Entries with chart source code
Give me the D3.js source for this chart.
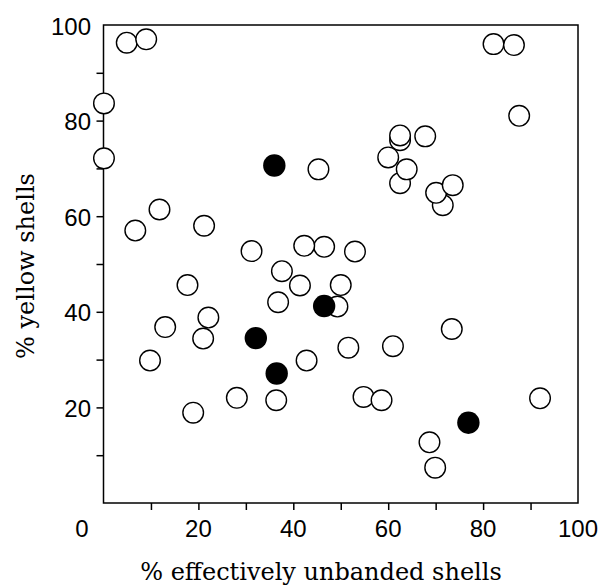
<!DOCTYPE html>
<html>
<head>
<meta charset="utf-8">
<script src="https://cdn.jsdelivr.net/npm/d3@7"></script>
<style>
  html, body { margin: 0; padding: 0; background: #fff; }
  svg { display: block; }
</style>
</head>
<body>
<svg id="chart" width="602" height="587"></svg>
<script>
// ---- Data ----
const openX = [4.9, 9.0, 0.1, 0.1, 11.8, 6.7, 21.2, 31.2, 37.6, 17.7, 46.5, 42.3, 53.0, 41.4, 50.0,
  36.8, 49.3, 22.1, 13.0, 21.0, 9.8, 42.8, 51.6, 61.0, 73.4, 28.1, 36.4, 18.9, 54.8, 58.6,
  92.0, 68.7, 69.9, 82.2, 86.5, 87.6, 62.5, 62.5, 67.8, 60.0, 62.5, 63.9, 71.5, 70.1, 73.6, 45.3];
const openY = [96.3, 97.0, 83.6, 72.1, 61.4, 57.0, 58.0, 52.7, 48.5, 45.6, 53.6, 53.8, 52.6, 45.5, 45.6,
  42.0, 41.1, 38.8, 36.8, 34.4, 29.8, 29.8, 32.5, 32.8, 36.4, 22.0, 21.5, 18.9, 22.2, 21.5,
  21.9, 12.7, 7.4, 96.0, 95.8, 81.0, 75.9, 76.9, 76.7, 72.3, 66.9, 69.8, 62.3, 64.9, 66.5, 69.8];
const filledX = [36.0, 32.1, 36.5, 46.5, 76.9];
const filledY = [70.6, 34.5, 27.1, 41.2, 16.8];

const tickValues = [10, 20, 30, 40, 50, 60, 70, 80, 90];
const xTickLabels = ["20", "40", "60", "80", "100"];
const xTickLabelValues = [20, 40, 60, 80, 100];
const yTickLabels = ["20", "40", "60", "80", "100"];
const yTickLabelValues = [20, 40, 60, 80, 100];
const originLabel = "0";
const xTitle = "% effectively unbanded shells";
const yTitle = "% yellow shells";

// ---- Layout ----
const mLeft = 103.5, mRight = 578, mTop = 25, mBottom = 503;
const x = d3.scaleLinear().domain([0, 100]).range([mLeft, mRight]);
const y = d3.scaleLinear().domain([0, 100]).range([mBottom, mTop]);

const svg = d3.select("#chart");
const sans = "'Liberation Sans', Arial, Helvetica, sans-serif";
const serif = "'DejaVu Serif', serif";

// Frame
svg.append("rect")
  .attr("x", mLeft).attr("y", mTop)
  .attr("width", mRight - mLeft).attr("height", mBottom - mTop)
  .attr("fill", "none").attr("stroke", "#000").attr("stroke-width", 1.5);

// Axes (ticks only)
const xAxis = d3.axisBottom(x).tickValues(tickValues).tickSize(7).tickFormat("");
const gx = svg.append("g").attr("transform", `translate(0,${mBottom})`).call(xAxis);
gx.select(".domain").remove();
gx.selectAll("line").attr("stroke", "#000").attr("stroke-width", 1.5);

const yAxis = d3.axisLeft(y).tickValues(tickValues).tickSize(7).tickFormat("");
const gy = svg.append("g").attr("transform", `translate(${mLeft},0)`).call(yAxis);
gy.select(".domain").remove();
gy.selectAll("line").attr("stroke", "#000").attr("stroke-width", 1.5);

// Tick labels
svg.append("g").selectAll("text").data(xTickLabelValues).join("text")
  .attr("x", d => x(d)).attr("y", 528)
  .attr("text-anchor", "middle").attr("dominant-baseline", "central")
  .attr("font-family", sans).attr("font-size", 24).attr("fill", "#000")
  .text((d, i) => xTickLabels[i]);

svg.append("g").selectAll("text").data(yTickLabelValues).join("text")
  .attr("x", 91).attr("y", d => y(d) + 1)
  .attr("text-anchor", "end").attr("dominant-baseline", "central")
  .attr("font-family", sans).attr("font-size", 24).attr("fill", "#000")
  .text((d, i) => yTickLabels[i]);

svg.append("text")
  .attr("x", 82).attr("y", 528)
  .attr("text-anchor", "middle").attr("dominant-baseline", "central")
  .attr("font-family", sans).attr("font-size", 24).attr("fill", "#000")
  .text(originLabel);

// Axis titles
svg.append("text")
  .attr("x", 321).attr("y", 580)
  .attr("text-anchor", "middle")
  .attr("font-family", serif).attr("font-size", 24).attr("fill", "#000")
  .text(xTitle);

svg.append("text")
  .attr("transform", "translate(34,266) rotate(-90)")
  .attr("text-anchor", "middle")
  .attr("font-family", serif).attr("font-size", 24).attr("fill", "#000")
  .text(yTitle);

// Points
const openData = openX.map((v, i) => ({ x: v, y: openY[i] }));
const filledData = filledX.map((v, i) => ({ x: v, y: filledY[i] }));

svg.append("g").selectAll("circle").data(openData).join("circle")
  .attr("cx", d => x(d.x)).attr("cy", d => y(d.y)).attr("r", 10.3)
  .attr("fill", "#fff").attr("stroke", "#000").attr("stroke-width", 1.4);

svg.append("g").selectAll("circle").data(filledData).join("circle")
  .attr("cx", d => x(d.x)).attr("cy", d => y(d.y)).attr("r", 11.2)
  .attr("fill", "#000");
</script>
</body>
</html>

--

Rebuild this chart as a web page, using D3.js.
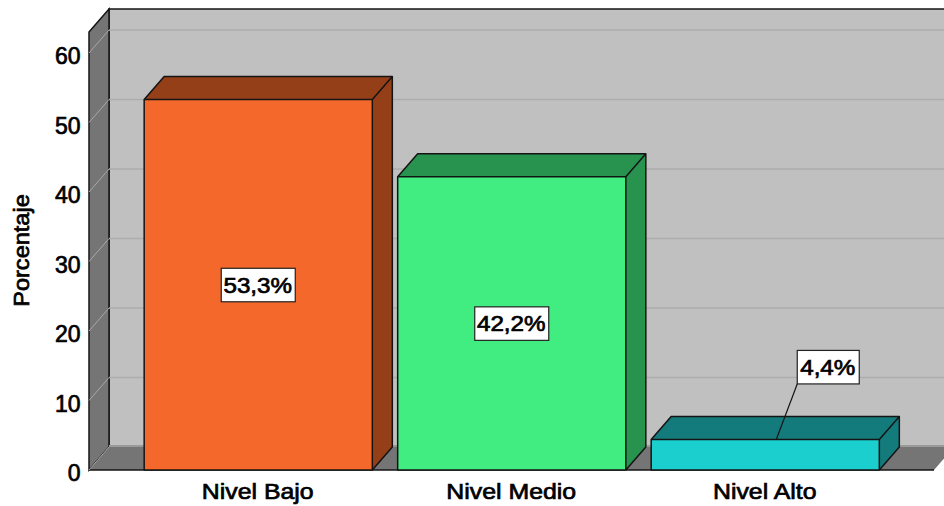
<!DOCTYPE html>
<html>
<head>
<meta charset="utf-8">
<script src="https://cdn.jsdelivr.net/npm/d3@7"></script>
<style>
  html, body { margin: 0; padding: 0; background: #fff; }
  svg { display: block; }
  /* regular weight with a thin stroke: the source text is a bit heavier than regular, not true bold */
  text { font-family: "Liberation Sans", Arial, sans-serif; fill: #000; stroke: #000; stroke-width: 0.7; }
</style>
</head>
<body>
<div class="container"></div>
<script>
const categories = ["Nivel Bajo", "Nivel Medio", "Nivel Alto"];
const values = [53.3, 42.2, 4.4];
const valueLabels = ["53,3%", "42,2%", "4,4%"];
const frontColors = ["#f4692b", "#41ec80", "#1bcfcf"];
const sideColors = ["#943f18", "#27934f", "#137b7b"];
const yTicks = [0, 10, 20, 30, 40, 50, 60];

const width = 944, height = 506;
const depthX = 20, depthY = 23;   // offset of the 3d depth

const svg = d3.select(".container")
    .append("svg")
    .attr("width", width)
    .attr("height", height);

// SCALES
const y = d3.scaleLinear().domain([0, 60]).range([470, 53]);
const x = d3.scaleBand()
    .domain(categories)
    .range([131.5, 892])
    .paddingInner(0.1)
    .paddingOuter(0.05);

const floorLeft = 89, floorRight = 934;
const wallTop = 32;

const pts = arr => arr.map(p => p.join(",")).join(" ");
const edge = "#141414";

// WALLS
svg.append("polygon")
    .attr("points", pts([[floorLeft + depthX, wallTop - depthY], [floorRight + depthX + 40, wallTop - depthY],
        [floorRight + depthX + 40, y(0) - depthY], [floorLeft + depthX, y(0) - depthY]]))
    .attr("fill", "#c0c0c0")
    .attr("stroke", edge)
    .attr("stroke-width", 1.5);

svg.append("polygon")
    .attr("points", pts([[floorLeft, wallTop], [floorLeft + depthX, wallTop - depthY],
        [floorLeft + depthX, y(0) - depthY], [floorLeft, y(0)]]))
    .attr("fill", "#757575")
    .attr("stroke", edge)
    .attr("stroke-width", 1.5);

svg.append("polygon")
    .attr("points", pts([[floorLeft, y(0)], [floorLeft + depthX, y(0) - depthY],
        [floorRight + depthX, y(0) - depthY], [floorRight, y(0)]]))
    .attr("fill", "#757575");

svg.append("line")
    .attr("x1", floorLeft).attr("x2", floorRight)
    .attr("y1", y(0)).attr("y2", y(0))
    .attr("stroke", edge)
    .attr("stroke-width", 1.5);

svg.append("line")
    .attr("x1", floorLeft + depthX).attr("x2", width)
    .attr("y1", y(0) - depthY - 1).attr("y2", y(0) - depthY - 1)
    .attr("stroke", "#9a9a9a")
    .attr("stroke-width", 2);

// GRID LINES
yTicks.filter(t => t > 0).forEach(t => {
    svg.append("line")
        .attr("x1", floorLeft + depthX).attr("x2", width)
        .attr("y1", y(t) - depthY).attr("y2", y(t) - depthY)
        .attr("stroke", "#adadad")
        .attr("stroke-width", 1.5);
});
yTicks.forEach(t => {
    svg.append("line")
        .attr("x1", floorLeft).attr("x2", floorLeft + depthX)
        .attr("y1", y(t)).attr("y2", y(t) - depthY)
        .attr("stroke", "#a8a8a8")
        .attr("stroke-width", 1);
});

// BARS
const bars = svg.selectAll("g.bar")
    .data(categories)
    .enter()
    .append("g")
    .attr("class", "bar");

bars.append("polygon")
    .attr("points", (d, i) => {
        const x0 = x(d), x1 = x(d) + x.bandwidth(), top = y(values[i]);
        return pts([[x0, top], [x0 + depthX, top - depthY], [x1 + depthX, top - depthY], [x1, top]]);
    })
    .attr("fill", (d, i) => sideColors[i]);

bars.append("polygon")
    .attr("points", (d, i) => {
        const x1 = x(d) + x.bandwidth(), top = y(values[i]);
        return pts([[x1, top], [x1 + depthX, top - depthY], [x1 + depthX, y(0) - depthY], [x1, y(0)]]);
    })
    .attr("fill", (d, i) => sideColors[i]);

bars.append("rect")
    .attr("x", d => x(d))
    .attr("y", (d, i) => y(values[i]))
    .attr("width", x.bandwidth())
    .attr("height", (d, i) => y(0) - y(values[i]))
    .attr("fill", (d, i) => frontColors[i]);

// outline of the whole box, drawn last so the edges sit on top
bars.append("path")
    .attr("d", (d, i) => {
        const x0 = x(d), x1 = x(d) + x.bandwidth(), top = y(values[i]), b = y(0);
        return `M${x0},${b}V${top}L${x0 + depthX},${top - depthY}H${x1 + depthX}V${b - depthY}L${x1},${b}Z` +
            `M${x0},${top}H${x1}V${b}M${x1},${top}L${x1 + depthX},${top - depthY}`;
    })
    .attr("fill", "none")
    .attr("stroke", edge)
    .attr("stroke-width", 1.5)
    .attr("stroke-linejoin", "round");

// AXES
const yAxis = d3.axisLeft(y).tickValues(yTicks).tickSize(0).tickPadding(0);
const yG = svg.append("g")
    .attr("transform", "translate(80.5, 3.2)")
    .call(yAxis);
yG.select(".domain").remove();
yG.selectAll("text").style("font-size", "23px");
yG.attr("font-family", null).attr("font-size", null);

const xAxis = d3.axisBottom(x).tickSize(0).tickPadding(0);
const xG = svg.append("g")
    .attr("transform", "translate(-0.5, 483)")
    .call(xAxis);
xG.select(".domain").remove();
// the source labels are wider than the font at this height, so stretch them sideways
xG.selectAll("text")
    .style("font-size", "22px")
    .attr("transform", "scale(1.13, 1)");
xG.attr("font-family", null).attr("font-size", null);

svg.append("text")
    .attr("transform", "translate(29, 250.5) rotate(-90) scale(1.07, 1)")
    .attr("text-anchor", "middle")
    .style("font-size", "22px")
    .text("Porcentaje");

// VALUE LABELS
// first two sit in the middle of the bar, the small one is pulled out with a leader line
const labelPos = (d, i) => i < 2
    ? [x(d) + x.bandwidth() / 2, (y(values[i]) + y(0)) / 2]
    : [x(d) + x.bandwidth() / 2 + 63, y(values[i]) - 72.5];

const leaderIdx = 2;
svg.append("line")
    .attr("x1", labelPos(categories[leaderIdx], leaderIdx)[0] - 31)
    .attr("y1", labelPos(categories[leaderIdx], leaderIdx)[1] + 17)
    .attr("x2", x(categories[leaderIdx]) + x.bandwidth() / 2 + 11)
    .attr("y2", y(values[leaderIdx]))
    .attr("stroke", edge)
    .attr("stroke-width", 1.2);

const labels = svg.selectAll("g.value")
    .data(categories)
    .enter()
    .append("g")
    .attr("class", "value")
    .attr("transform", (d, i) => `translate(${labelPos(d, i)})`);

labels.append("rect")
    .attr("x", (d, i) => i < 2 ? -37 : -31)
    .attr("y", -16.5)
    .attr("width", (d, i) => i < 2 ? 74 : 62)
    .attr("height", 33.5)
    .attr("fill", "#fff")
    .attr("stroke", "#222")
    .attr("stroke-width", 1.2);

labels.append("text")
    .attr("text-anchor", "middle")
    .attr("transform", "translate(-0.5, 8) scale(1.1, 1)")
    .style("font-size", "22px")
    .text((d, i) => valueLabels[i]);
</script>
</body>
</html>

Task goal → Pictures do not belong in the copy. Reproduce exactly the lines from the one with "Give me the D3.js source for this chart." to the one with "const filledY = [70.6, 34.5, 27.1, 41.2, 16.8];", both lines included.

Final result →
Give me the D3.js source for this chart.
<!DOCTYPE html>
<html>
<head>
<meta charset="utf-8">
<script src="https://cdn.jsdelivr.net/npm/d3@7"></script>
<style>
  html, body { margin: 0; padding: 0; background: #fff; }
  svg { display: block; }
</style>
</head>
<body>
<svg id="chart" width="602" height="587"></svg>
<script>
// ---- Data ----
const openX = [4.9, 9.0, 0.1, 0.1, 11.8, 6.7, 21.2, 31.2, 37.6, 17.7, 46.5, 42.3, 53.0, 41.4, 50.0,
  36.8, 49.3, 22.1, 13.0, 21.0, 9.8, 42.8, 51.6, 61.0, 73.4, 28.1, 36.4, 18.9, 54.8, 58.6,
  92.0, 68.7, 69.9, 82.2, 86.5, 87.6, 62.5, 62.5, 67.8, 60.0, 62.5, 63.9, 71.5, 70.1, 73.6, 45.3];
const openY = [96.3, 97.0, 83.6, 72.1, 61.4, 57.0, 58.0, 52.7, 48.5, 45.6, 53.6, 53.8, 52.6, 45.5, 45.6,
  42.0, 41.1, 38.8, 36.8, 34.4, 29.8, 29.8, 32.5, 32.8, 36.4, 22.0, 21.5, 18.9, 22.2, 21.5,
  21.9, 12.7, 7.4, 96.0, 95.8, 81.0, 75.9, 76.9, 76.7, 72.3, 66.9, 69.8, 62.3, 64.9, 66.5, 69.8];
const filledX = [36.0, 32.1, 36.5, 46.5, 76.9];
const filledY = [70.6, 34.5, 27.1, 41.2, 16.8];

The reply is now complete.